Three Recent Polls Show Impact the Immigration Issue will have on 2010 Races
Washington, DC – A new summary of recent Latino voter polls highlights the way the immigration debate is influencing Latino political engagement in the run-up to the November mid-terms. The lack of action on comprehensive immigration could dampen enthusiasm among Latino voters at a crucial time. According to an article in today’s POLITICO: “The swing in opinion couldn’t come at a worse time for Democrats, who need a strong Latino turnout in November if they hope to maintain control of Congress. That voting bloc could be decisive in dozens of competitive House, Senate and gubernatorial races across the West, according to a report by America’s Voice, an immigration reform advocacy group.”
However, the three recent polls also make clear that national attention to Arizona’s anti-immigrant law and the negative rhetoric espoused mainly by Republicans—like the latest flap over repealing the 14th Amendment—could, in fact, energize Latinos to turn out this year and punish Republicans.
According to Lynn Tramonte, Deputy Director of America’s Voice, “Clearly, the current immigration debate—including the national attention to Arizona’s anti-immigrant law—is having a major impact on the way Latino voters view the two political parties and the importance of voting in November. While the lack of action on comprehensive immigration reform could depress turnout and harm Democrats who are most ‘on the hook’ for delivering that core priority, the anxiety over Arizona’s anti-immigration law and heated rhetoric from the GOP is having a mobilizing effect on Latino voters that could hurt Republicans in November and beyond. While the story of the 2010 mid-term elections remains to be written, it is clear that Latino voters and the immigration issue in general will be a key chapter.”
The polling summary highlights the results of three recent surveys conducted by LatinoMetrics for the Hispanic Federation and League of United Latin American Citizens (LULAC); Dr.

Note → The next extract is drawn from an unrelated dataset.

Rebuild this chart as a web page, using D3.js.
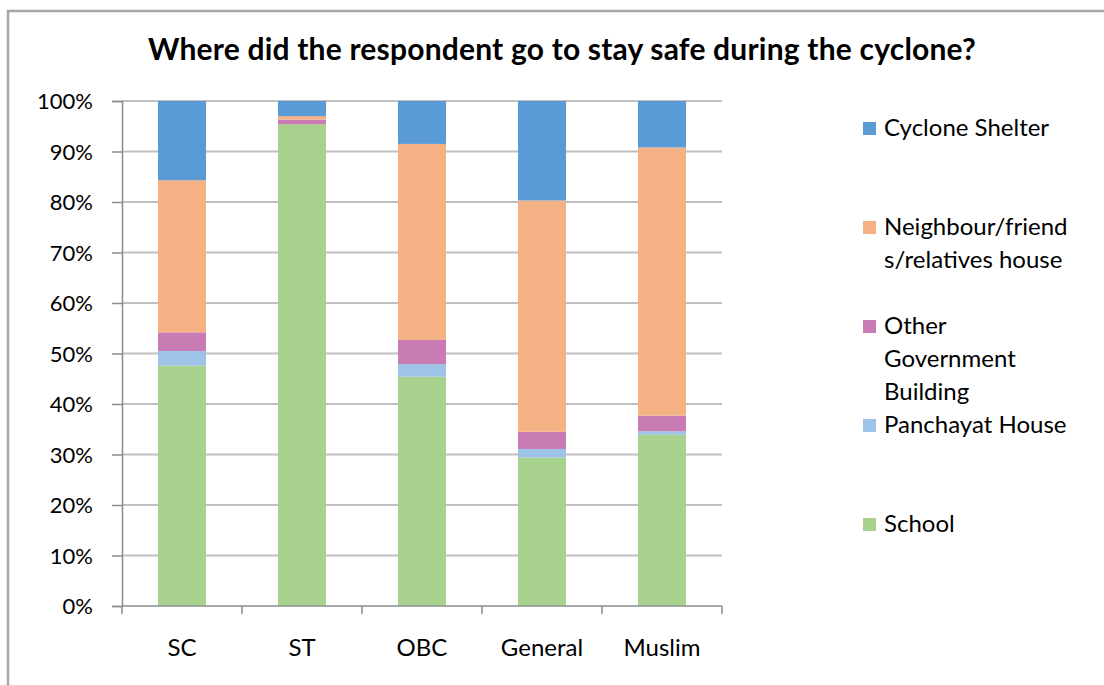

Ricardo Ramirez of the University of Southern California for the National Association of Latino Elected and Appointed Officials Education Fund (NALEO); and the National Opinion Research Center (NORC) at the University of Chicago for Associated Press-Univision.
The key findings in the public opinion roundup include:
Immigration is Now a Top Concern for Latinos: For the first time in recent memory, immigration has joined the economy and jobs as the top issue for Latinos.
Latinos Feel Under Siege Because of Immigration Debate: The harsh nature of the immigration debate in recent months has contributed to Latinos feeling “less optimistic and more under siege,” in the words of Arturo Vargas, NALEO’s Executive Director and a sponsor of one of the surveys.
Immigration – and Arizona’s SB1070 – are Motivating Latinos to Vote: The polling found overwhelming opposition among Latinos to the Arizona SB1070 law and a direct linkage between the current immigration debate and their motivation to vote this year.
Latino Voters Will Punish Republicans Who Oppose Immigration Reform: Latino voters see the Republican Party as hostile toward them, and view immigration as a non-negotiable “threshold” issue.
Latino Voters Want Democrats to Deliver: While a majority of Latinos favor Democrats, they express disillusionment about the lack of progress on immigration reform.
Lack of Action on Immigration is Hurting President Obama: While President Obama remains popular with Latino voters, they are less positive about his handling of issues specific to them and their families – issues like immigration.
Foreign-Born Latino Voters are the Major Swing Bloc Who Care Most About Immigration: Naturalized citizens are a key sub-group of the Latino vote, whose engagement this year may help tip the scales in a number of races. These voters feel more of a personal connection to the immigration debate, feel more persecuted and under siege than U.S. born Latinos, and right now are less likely to turn out in 2010 unless given a reason to do so.